Can an authentic artistic project become an actual bar? There have been plenty of temporary installations and pop-up bars in recent art history, but a fully functional bar, open to the public and perfectly contextualized in the neighborhood is a rare artistic challenge. Judging from the success of Bar Luce, Fondazione Prada has risen to the challenge and the answer is definitely yes.
Part of the new astonishing Milanese headquarter of Fondazione Prada, the bar has been conceived by film auteur Wes Anderson and—despite its distance from the city center—has rapidly become a hotspot for the lovers of food, art, design and fashion.
Bar Luce can be accessed both from the street and the Foundation. In both cases, the game of contrasts is the key to a surprising experience. The neighborhood is a former industrial area, slowly being gentrified but still very authentic, while the main architecture (a clever union of old and new in a masterpiece of cement, metal and glass by Rem Koolhaas) couldn’t be more distant in terms of overall experience.
The actual inspiration for Bar Luce is a traditional Italian bar—an institution that has almost disappeared in real life but easy to visit in old Neorealist films from the Golden Age of Italian Cinema in the 1950’s and 1960’s. Anderson’s surreal and delicate touch is immediately recognizable in the atmosphere of the venue, a result of a unique mix of pastel colors and dark tones, contemporary and vintage materials, mysterious wallpapers, a retro pinball machine and one jukebox.
The main materials are formica, veneered wood, marble, stained glass. The walls are covered with wainscoting and made-to-measure wallpapers reproducing images of Galleria Vittorio Emanuele II, a Milanese institution and one of the world’s oldest shopping arcades, with a kaleidoscopic effect of repetition. The walls and iconic glass roof of the historic arcade are thus evoked and made hyperbolic, not simply represented, with a true artistic approach. This is how Anderson has been able to make the Bar part of the art experience of the Fondazione Prada, while at the same time showing something deeply rooted in the city.
The seating at Bar Luce is also worth mentioning. There are outside tables (facing the golden tower of the Fondazione), classic round tables, as well as cozy padded seats where you can sit and enjoy your food thanks to a small formica tray. The latter are for sure the most requested, both by adults and children. A kitschy effect is avoided thanks to this wise mixture of nods to the past and contemporary elements such as USB sockets for charging electronic gadgets. In addition, some details such as the arched ceiling of the former industrial site have been preserved. A rare feeling of poetry is the overall mood of Bar Luce, underlined by the old-fashioned manners of the waiters.

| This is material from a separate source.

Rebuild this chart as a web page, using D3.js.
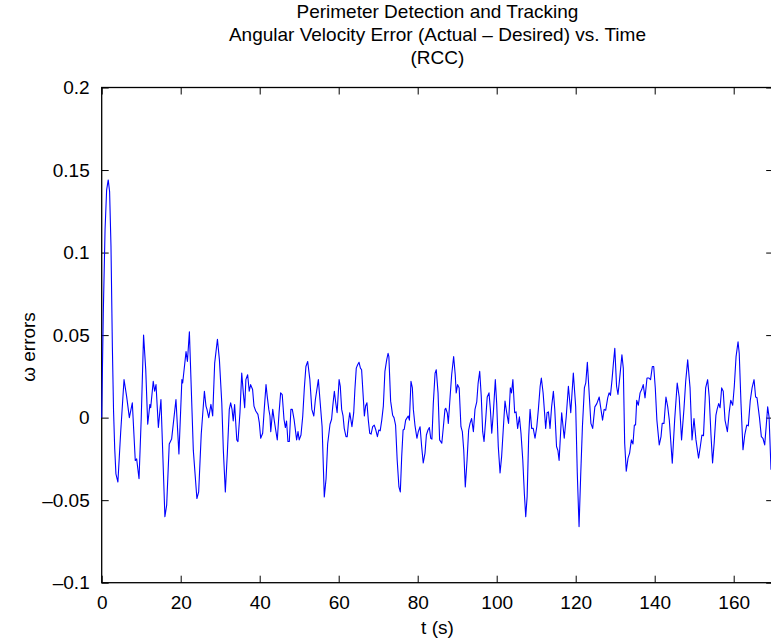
<!DOCTYPE html>
<html>
<head>
<meta charset="utf-8">
<script src="https://cdn.jsdelivr.net/npm/d3@7"></script>
<style>
  body { margin: 0; background: #fff; }
  svg { display: block; font-family: "Liberation Sans", Arial, sans-serif; }
</style>
</head>
<body>
<div id="chart"></div>
<script>
// Title lines and labels
var titleLines = ["Perimeter Detection and Tracking",
  "Angular Velocity Error (Actual \u2013 Desired) vs. Time",
  "(RCC)"];
var xLabel = "t (s)";
var yLabel = "\u03c9 errors";

// Tick values
var xTicks = [0, 20, 40, 60, 80, 100, 120, 140, 160];
var yTicks = [-0.1, -0.05, 0, 0.05, 0.1, 0.15, 0.2];

// Time samples (s)
var timeVals = [0.0, 0.4, 0.85, 1.25, 1.65, 2.0, 2.35, 2.7, 3.0, 3.3, 3.6, 4.1, 4.8, 5.65, 6.3, 7.0, 7.75, 8.5, 8.85, 9.45,
  10.0, 10.6, 11.15, 11.65, 12.2, 12.4, 13.05, 13.4, 13.75, 14.35, 15.0, 16.0, 16.45, 17.1, 17.7, 18.8, 19.55, 20.3, 20.5, 21.35,
  21.7, 22.2, 23.2, 24.1, 24.55, 25.2, 26.0, 26.4, 26.65, 27.1, 27.65, 28.1, 28.6, 29.3, 29.8, 30.4, 30.8, 31.3, 31.8, 32.3,
  32.65, 33.0, 33.3, 33.65, 34.2, 34.5, 35.0, 35.45, 35.85, 36.2, 36.5, 36.95, 37.35, 37.7, 38.2, 38.55, 39.0, 39.55, 39.9, 40.25,
  40.75, 41.15, 41.6, 41.9, 42.3, 42.6, 42.8, 43.3, 43.7, 44.05, 44.45, 44.9, 45.3, 45.7, 46.15, 46.5, 46.8, 47.15, 47.5, 47.9,
  48.25, 48.7, 49.35, 49.7, 50.0, 50.45, 50.9, 51.3, 51.7, 52.15, 52.7, 53.2, 53.7, 54.1, 54.85, 55.25, 55.8, 56.35, 56.8, 57.2,
  57.8, 58.2, 58.5, 58.9, 59.25, 59.6, 60.1, 60.4, 60.75, 61.1, 61.4, 61.85, 62.15, 62.45, 62.8, 63.1, 63.35, 63.8, 64.1, 64.45,
  64.8, 65.15, 65.5, 65.8, 66.15, 66.5, 66.8, 67.15, 67.5, 67.85, 68.2, 68.6, 69.0, 69.4, 69.8, 70.15, 70.5, 70.9, 71.3, 71.7,
  72.15, 72.5, 72.7, 73.15, 73.65, 74.0, 74.4, 74.8, 75.25, 75.6, 75.95, 76.3, 76.6, 76.95, 77.6, 77.9, 78.3, 78.65, 78.9, 79.3,
  79.8, 80.15, 80.6, 81.0, 81.4, 81.85, 82.2, 82.6, 82.95, 83.3, 83.6, 83.95, 84.4, 84.7, 85.15, 85.55, 86.1, 86.5, 86.9, 87.1,
  87.5, 87.75, 88.2, 88.6, 89.1, 89.5, 89.75, 90.1, 90.5, 90.95, 91.3, 91.65, 92.05, 92.5, 92.9, 93.25, 93.65, 94.1, 94.5, 94.95,
  95.3, 95.7, 96.1, 96.45, 96.8, 97.2, 97.6, 98.05, 98.4, 98.75, 99.15, 99.65, 100.0, 100.4, 100.85, 101.25, 101.65, 102.1, 102.5, 103.0,
  103.45, 103.75, 104.1, 104.55, 104.9, 105.3, 105.75, 106.15, 106.6, 107.0, 107.35, 107.7, 108.1, 108.45, 108.85, 109.25, 109.7, 110.15, 110.55, 111.0,
  111.3, 111.75, 112.1, 112.4, 112.75, 113.1, 113.5, 113.9, 114.35, 114.7, 115.15, 115.5, 115.8, 116.45, 117.1, 117.6, 118.15, 118.75, 119.4, 120.0,
  120.4, 120.85, 121.25, 121.7, 122.2, 122.55, 122.95, 123.35, 123.85, 124.3, 124.85, 125.35, 125.95, 126.3, 126.8, 127.2, 127.6, 128.1, 128.45, 128.8,
  129.2, 129.55, 129.9, 130.35, 130.7, 131.1, 131.7, 132.05, 132.4, 132.8, 133.25, 133.65, 134.1, 134.5, 134.85, 135.15, 135.45, 135.85, 136.3, 136.7,
  137.1, 137.55, 138.05, 138.55, 138.95, 139.4, 139.75, 140.15, 140.55, 141.15, 141.6, 141.9, 142.35, 142.85, 143.3, 143.7, 144.1, 144.45, 145.05, 145.7,
  146.2, 146.8, 147.4, 147.85, 148.35, 148.95, 149.45, 149.95, 150.45, 151.1, 151.55, 151.95, 152.35, 152.9, 153.4, 153.8, 154.25, 154.65, 155.05, 155.5,
  155.8, 156.2, 156.55, 156.95, 157.35, 157.8, 158.4, 158.85, 159.25, 159.75, 160.15, 160.6, 161.1, 161.4, 161.85, 162.35, 162.8, 163.3, 163.7, 164.2,
  164.65, 165.15, 165.55, 165.9, 166.5, 167.0, 167.4, 167.85, 168.25, 168.6, 168.95, 169.45];

// Angular velocity error at each sample
var omegaErr = [0.0, 0.063, 0.114, 0.138, 0.144, 0.137, 0.104, 0.043, 0.004, -0.019, -0.034, -0.039, -0.009, 0.023, 0.013, 0.0, 0.009, -0.026, -0.025, -0.037,
  -0.001, 0.050, 0.029, -0.004, 0.008, 0.006, 0.022, 0.016, 0.020, -0.006, 0.011, -0.060, -0.053, -0.016, -0.013, 0.011, -0.022, 0.023, 0.021, 0.040,
  0.034, 0.052, -0.020, -0.049, -0.045, -0.010, 0.016, 0.007, 0.005, 0.0, 0.008, 0.001, 0.033, 0.0475, 0.035, 0.009, -0.020, -0.045, -0.022, 0.005,
  0.009, 0.005, -0.002, 0.008, -0.0135, -0.0145, 0.003, 0.027, 0.015, 0.006, 0.023, 0.026, 0.016, 0.020, 0.017, 0.007, 0.004, 0.002, -0.003, -0.0125,
  -0.0095, 0.005, 0.020, 0.013, 0.005, 0.001, -0.0085, 0.005, -0.002, -0.0075, -0.0135, 0.003, 0.015, 0.014, -0.001, -0.006, -0.002, -0.0145, -0.0145, 0.005,
  0.005, -0.001, -0.0135, -0.0085, -0.0135, -0.0105, 0.001, 0.018, 0.031, 0.034, 0.023, 0.005, 0.001, 0.011, 0.023, 0.011, -0.0055, -0.048, -0.037, -0.016,
  -0.004, -0.001, 0.007, 0.016, 0.009, 0.003, 0.023, 0.019, 0.005, 0.001, -0.0065, -0.0115, -0.0115, -0.0035, 0.003, -0.0015, -0.0055, 0.003, 0.017, 0.030,
  0.032, 0.0335, 0.030, 0.029, 0.015, 0.001, 0.007, 0.009, -0.0015, -0.0095, -0.010, -0.0055, -0.0045, -0.0075, -0.0115, -0.0075, -0.008, -0.0015, 0.007, 0.028,
  0.035, 0.039, 0.037, 0.010, 0.0015, 0.0, -0.0045, -0.0255, -0.042, -0.045, -0.0235, -0.0075, -0.007, -0.0015, 0.001, -0.0015, 0.022, 0.018, 0.005, -0.0045,
  -0.0125, -0.0085, -0.0055, -0.0175, -0.0275, -0.0215, -0.0105, -0.0075, -0.006, -0.0125, -0.013, 0.0085, 0.027, 0.029, 0.015, -0.0135, -0.0155, -0.0055, 0.005, 0.0057,
  0.0027, -0.0035, 0.0125, 0.026, 0.037, 0.026, 0.015, 0.020, 0.018, -0.0055, -0.0085, -0.0195, -0.042, -0.0255, -0.0075, -0.0035, -0.0005, -0.0085, 0.005, 0.0095,
  0.021, 0.028, 0.0125, -0.0085, -0.0145, -0.0015, 0.0125, 0.015, 0.005, -0.0095, 0.003, 0.023, 0.0085, -0.0175, -0.0335, -0.0235, -0.0075, 0.010, 0.0035, -0.0035,
  0.018, 0.015, 0.023, 0.003, 0.0035, -0.0065, 0.0005, -0.0095, -0.0255, -0.046, -0.060, -0.048, -0.0115, 0.005, -0.0065, -0.0065, -0.0125, -0.0055, 0.005, 0.019,
  0.024, 0.015, 0.0035, -0.0065, 0.003, 0.0035, -0.0065, 0.0065, 0.016, 0.005, -0.0175, -0.020, -0.026, 0.003, -0.0125, 0.0005, 0.019, 0.003, 0.027, 0.0065,
  -0.0335, -0.066, -0.036, -0.0055, 0.018, 0.021, 0.0335, 0.017, -0.0035, -0.0065, 0.0065, 0.0085, 0.0125, 0.0065, -0.0015, 0.005, 0.0045, 0.012, 0.015, 0.0135,
  0.023, 0.033, 0.042, 0.019, 0.014, 0.023, 0.038, 0.030, -0.0155, -0.0325, -0.0245, -0.0215, -0.0135, -0.016, -0.0045, -0.0045, 0.0105, 0.0075, 0.015, 0.017,
  0.020, 0.012, 0.024, 0.024, 0.023, 0.031, 0.031, 0.018, -0.0015, -0.0165, -0.0115, -0.0035, -0.0035, 0.0125, 0.0065, -0.0015, -0.0155, -0.0276, -0.0015, 0.021,
  0.0125, -0.0135, 0.005, 0.022, 0.035, 0.018, -0.0135, -0.0005, -0.0135, -0.0245, -0.0175, -0.0105, -0.011, 0.018, 0.023, 0.0125, -0.0105, -0.0275, -0.0155, 0.0015,
  0.005, 0.0085, 0.006, 0.018, 0.016, -0.0015, -0.0085, 0.003, 0.0105, 0.0075, 0.019, 0.037, 0.046, 0.039, 0.0085, -0.0195, -0.0105, -0.0045, -0.005, 0.0105,
  0.018, 0.023, 0.0125, 0.012, 0.0005, -0.0115, -0.0125, -0.0165, -0.0045, 0.0065, 0.0005, -0.0315];

var data = timeVals.map(function(t, i) { return {t: t, v: omegaErr[i]}; });

// Chart dimensions (right edge of the box falls just past the window)
var svgW = 771, svgH = 644;
var margin = {top: 87.5, left: 101.7};
var width = 671.5;
var height = 495.2;

var x = d3.scaleLinear().domain([0, 170]).range([0, width]);
var y = d3.scaleLinear().domain([-0.1, 0.2]).range([height, 0]);

var fmtY = function(d) {
  var s = d3.format("~g")(Math.abs(d));
  return d < 0 ? "\u2013" + s : s;
};

var svg = d3.select("#chart").append("svg")
  .attr("width", svgW)
  .attr("height", svgH);

var g = svg.append("g")
  .attr("transform", "translate(" + margin.left + "," + margin.top + ")");

var tickLen = 7;

// Axes: ticks point inward, labels on bottom and left only
var xBottom = d3.axisBottom(x).tickValues(xTicks).tickSizeInner(-tickLen).tickSizeOuter(0).tickPadding(tickLen + 6);
var xTop = d3.axisTop(x).tickValues(xTicks).tickSizeInner(-tickLen).tickSizeOuter(0).tickFormat("");
var yLeft = d3.axisLeft(y).tickValues(yTicks).tickSizeInner(-tickLen).tickSizeOuter(0).tickPadding(tickLen + 5).tickFormat(fmtY);
var yRight = d3.axisRight(y).tickValues(yTicks).tickSizeInner(-tickLen).tickSizeOuter(0).tickFormat("");

g.append("g").attr("class", "axis").attr("transform", "translate(0," + height + ")").call(xBottom);
g.append("g").attr("class", "axis").call(xTop);
g.append("g").attr("class", "axis").call(yLeft);
g.append("g").attr("class", "axis").attr("transform", "translate(" + width + ",0)").call(yRight);

g.selectAll(".axis .domain").remove();
g.selectAll(".axis line").attr("stroke", "#000").attr("stroke-width", 1);
g.selectAll(".axis text")
  .attr("fill", "#000")
  .style("font-size", "19px")
  .style("font-family", "'Liberation Sans', Arial, sans-serif");

// Box around the plot
g.append("rect")
  .attr("x", 0).attr("y", 0)
  .attr("width", width).attr("height", height)
  .attr("fill", "none")
  .attr("stroke", "#000")
  .attr("stroke-width", 1.3);

// Signal
var line = d3.line()
  .x(function(d) { return x(d.t); })
  .y(function(d) { return y(d.v); });

g.append("path")
  .datum(data)
  .attr("fill", "none")
  .attr("stroke", "#0000ff")
  .attr("stroke-width", 1.1)
  .attr("stroke-linejoin", "round")
  .attr("d", line);

// Title
svg.append("g").selectAll("text")
  .data(titleLines)
  .enter().append("text")
  .attr("x", margin.left + width / 2)
  .attr("y", function(d, i) { return 18 + i * 23; })
  .attr("text-anchor", "middle")
  .style("font-size", "19px")
  .text(function(d) { return d; });

// Axis labels
svg.append("text")
  .attr("x", margin.left + width / 2)
  .attr("y", 634)
  .attr("text-anchor", "middle")
  .style("font-size", "19px")
  .text(xLabel);

svg.append("text")
  .attr("transform", "translate(35,347) rotate(-90)")
  .attr("text-anchor", "middle")
  .style("font-size", "19px")
  .text(yLabel);
</script>
</body>
</html>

A rare feeling of poetry is the overall mood of Bar Luce, underlined by the old-fashioned manners of the waiters.
On the occasion of Bar Luce’s opening, Wes Anderson declared that, “there is no ideal angle for this space. It is for real life, and ought to have numerous good spots for eating, drinking, talking, reading, etc. While I do think it would make a pretty good movie set, I think it would be an even better place to write a movie. I tried to make it a bar I would want to spend my own non-fictional afternoons in.”
At Bar Luce you can enjoy traditional aperitifs and spirits, tasty sandwiches, a wide range of colorful cakes and pastries from the historic Pasticceria Marchesi, not to mention a selection of real Italian fast food—cheese and salami—for a quick lunch.